Disso decorre o primeiro e principal defeito do projeto legislativo apresentado. Concebida originalmente para aplicação exclusiva no âmbito do mercado de crédito imobiliário, com mecanismos apropriados para as operações de compra e venda de imóvel agregadas ao mútuo com garantia real, o campo de contratação da alienação fiduciária de coisa imóvel, assumida como garantia ideal para as operações comerciais e de capitais, foi ampliado e generalizado por alterações legais introduzidas pelo Código Civil vigente a partir de 2002 e pela Lei nº 10.931, de 02 de agosto de 2004. No entanto, sem as correspondentes adaptações, nas transações mais complexas as partes são obrigadas a forjar condições e procedimentos extravagantes e inexistentes no texto legal, fragilizando a segurança jurídica e compelindo o registrador imobiliário a desqualificar o título – em observância restrita ao princípio da legalidade – e denegar seu registro.

Perde-se, dessa forma, rara oportunidade para envolver todos os setores interessados em aprofundar os debates, de forma a sistematizar e consolidar a disciplina jurídica do instituto, hoje dispersa em normas diversas, viabilizando os arranjos negociais em geral.

2. Não bastasse isso, a análise dos ajustes denota a fragilidade e inconveniência de parte das proposições, além de revelar sua inutilidade com relação ao objetivo de evitar que controvérsias resultantes da alienação fiduciária sejam submetidas à apreciação do Poder Judiciário. Ao contrário, algumas delas potencializam o contencioso, expondo o instituto da alienação fiduciária de bem imóvel em garantia ao crivo e às interpretações judiciais.

Sem tencionar discutir o mérito da modificação aventada é pasmante, por exemplo, que o parágrafo único inserido no artigo 30 da lei sugira excluir da apreciação judicial ações que tenham por objeto controvérsias sobre as estipulações contratuais ou requisitos procedimentais de cobrança e leilão, de forma a não obstar a reintegração de posse pelo credor fiduciário, relegando os interesses do devedor fiduciário à eventual pretensão indenizatória.

Não se deve esquecer que o pretexto primário que justifica a execução extrajudicial coincide com o respeito aos princípios constitucionais, resguardando o acesso do devedor à justiça, ao devido processo legal, ao contraditório e ampla defesa, entre outros direitos, mantido o monopólio da jurisdição pelo Estado, seja pelo efeito rescindente da sentença na ação de imissão de posse, seja por ação direta contra o credor ou agente fiduciário(2).

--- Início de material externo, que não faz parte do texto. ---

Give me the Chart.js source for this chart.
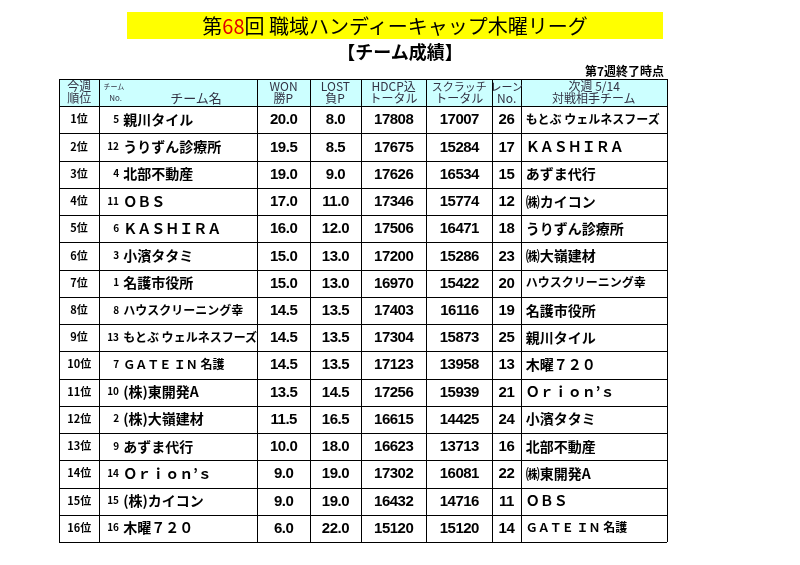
<!DOCTYPE html>
<html><head><meta charset="utf-8">
<script src="https://cdn.jsdelivr.net/npm/chart.js@4"></script>
<style>
body{margin:0;background:#fff;font-family:"Noto Sans CJK JP",sans-serif;}
#wrap{position:relative;width:800px;height:565px;overflow:hidden;}
canvas{position:absolute;left:0;top:0;}
.t{position:absolute;white-space:nowrap;line-height:1;}
#title{position:absolute;left:127px;top:12px;width:536px;height:27px;background:#ffff00;text-align:center;font-size:20px;line-height:27px;color:#000;}
#sub{position:absolute;left:0;width:800px;top:38px;text-align:center;font-size:18px;font-weight:bold;}
#week{position:absolute;right:136px;top:62px;font-size:12px;font-weight:bold;}
</style></head><body>
<div id="wrap">
<canvas id="c" width="800" height="565"></canvas>
<div id="title">第<span style="color:#e00000">68</span>回 職域ハンディーキャップ木曜リーグ</div>
<div id="sub">【チーム成績】</div>
<div id="week">第7週終了時点</div>
</div>
<script>
const columnBounds=[51,92,252,305,357,423,490,519,667];
const headers=[["今週","順位"],["",""],["WON","勝P"],["LOST","負P"],["HDCP込","トータル"],["スクラッチ","トータル"],["レーン","No."],["次週 5/14","対戦相手チーム"]];
const ranks=["1位","2位","3位","4位","5位","6位","7位","8位","9位","10位","11位","12位","13位","14位","15位","16位"];
const teamNos=[5,12,4,11,6,3,1,8,13,7,10,2,9,14,15,16];
const teamNames=["親川タイル","うりずん診療所","北部不動産","ＯＢＳ","ＫＡＳＨＩＲＡ","小濱タタミ","名護市役所","ハウスクリーニング幸","もとぶ ウェルネスフーズ","ＧＡＴＥ ＩＮ 名護","(株)東開発A","(株)大嶺建材","あずま代行","Ｏｒｉｏｎ’ｓ","(株)カイコン","木曜７２０"];
const wonP=[20.0,19.5,19.0,17.0,16.0,15.0,15.0,14.5,14.5,14.5,13.5,11.5,10.0,9.0,9.0,6.0];
const lostP=[8.0,8.5,9.0,11.0,12.0,13.0,13.0,13.5,13.5,13.5,14.5,16.5,18.0,19.0,19.0,22.0];
const hdcpTotal=[17808,17675,17626,17346,17506,17200,16970,17403,17304,17123,17256,16615,16623,17302,16432,15120];
const scratchTotal=[17007,15284,16534,15774,16471,15286,15422,16116,15873,13958,15939,14425,13713,16081,14716,15120];
const laneNo=[26,17,15,12,18,23,20,19,25,13,21,24,16,22,11,14];
const opponents=["もとぶ ウェルネスフーズ","ＫＡＳＨＩＲＡ","あずま代行","㈱カイコン","うりずん診療所","㈱大嶺建材","ハウスクリーニング幸","名護市役所","親川タイル","木曜７２０","Ｏｒｉｏｎ’ｓ","小濱タタミ","北部不動産","㈱東開発A","ＯＢＳ","ＧＡＴＥ ＩＮ 名護"];

const wrap=document.getElementById('wrap');
function put(txt,x,y,css,align){
  const d=document.createElement('div');d.className='t';d.textContent=txt;
  d.style.cssText+=css;wrap.appendChild(d);
  const w=d.offsetWidth,h=d.offsetHeight;
  let l=align==='left'?x:align==='right'?x-w:x-w/2;
  d.style.left=l+'px';d.style.top=(y-h/2-1)+'px';
}
let done=false;
const cellPlugin={id:'cells',
 beforeDatasetsDraw(ch){
  const {ctx,scales:{x,y}}=ch;
  ctx.save();ctx.fillStyle='#ccffff';
  const x0=x.getPixelForValue(columnBounds[0]),x1=x.getPixelForValue(columnBounds[8]);
  const y0=y.getPixelForValue(0),y1=y.getPixelForValue(1),yb=y.getPixelForValue(17);
  ctx.fillRect(x0,y0,x1-x0,y1-y0);
  ctx.strokeStyle='#000';ctx.lineWidth=1;
  ctx.beginPath();
  for(let r=0;r<=17;r++){const yy=Math.round(y.getPixelForValue(r))+0.5;ctx.moveTo(x0,yy);ctx.lineTo(x1,yy);}
  columnBounds.forEach(v=>{const xx=Math.round(x.getPixelForValue(v))+0.5;ctx.moveTo(xx,y0);ctx.lineTo(xx,yb);});
  ctx.stroke();
  ctx.restore();
 },
 afterRender(ch){
  if(done)return;done=true;
  const {x,y}=ch.scales;
  const cx=i=>x.getPixelForValue((columnBounds[i]+columnBounds[i+1])/2);
  const hy=r=>y.getPixelForValue(r);
  const hc='font-size:12px;color:#334;';
  headers.forEach((h,i)=>{ if(i===1)return;
    const css=(i===5||i===6)?'font-size:11px;color:#334;':hc;
    put(h[0],cx(i),hy(0.3),css,'c');put(h[1],cx(i),hy(0.72),hc,'c');});
  put('チーム',x.getPixelForValue(96),hy(0.3),'font-size:7px;color:#334;','left');
  put('No.',x.getPixelForValue(102),hy(0.75),'font-size:8px;color:#334;','left');
  put('チーム名',x.getPixelForValue(190),hy(0.72),'font-size:13px;color:#334;','c');
  const num='font-family:"Liberation Sans",Arial,sans-serif;font-weight:bold;font-size:15px;letter-spacing:-0.5px;';
  for(let r=0;r<ranks.length;r++){
    const yy=hy(r+1.5);
    put(ranks[r],cx(0),yy,'font-size:11px;font-weight:bold;','c');
    put(String(teamNos[r]),x.getPixelForValue(112),yy,'font-size:10px;font-weight:bold;','right');
    const nm=teamNames[r];
    put(nm,x.getPixelForValue(116),yy,'font-size:'+(nm.length>9?'12':'14')+'px;font-weight:bold;','left');
    put(wonP[r].toFixed(1),cx(2),yy,num,'c');
    put(lostP[r].toFixed(1),cx(3),yy,num,'c');
    put(String(hdcpTotal[r]),cx(4),yy,num,'c');
    put(String(scratchTotal[r]),cx(5),yy,num,'c');
    put(String(laneNo[r]),cx(6),yy,num,'c');
    const op=opponents[r];
    put(op,x.getPixelForValue(524),yy,'font-size:'+(op.length>9?'12':'14')+'px;font-weight:bold;','left');
  }
 }};
new Chart(document.getElementById('c'),{
 type:'scatter',
 data:{datasets:[{data:[]}]},
 options:{responsive:false,animation:false,events:[],
  layout:{padding:{left:51,right:133,top:79,bottom:15}},
  plugins:{legend:{display:false},tooltip:{enabled:false}},
  scales:{
   x:{type:'linear',min:columnBounds[0],max:columnBounds[8],
      afterBuildTicks:s=>{s.ticks=columnBounds.map(v=>({value:v}));},
      ticks:{display:false,padding:0},grid:{display:false},border:{display:false}},
   y:{type:'linear',min:0,max:17,reverse:true,ticks:{display:false,stepSize:1,padding:0},
      grid:{display:false},border:{display:false}}
  }},
 plugins:[cellPlugin]});
</script>
</body></html>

Assim, é crível que essa modificação enfrentará contestação acerca de sua própria constitucionalidade – face ao inciso LV do artigo 5º da Constituição Federal – e ensejará máxima judiciarização da matéria.

De outra parte, a segregação das operações de financiamento habitacional de outras transações realizadas com garantia fiduciária, presente nos arts. 26A e 27, parágrafo 6ºA do projeto legislativo, com o intuito de diferenciar procedimentos em relação à quitação da dívida após a consolidação da propriedade esbarra, também, em equívocos técnicos que limitam a aplicação das normas.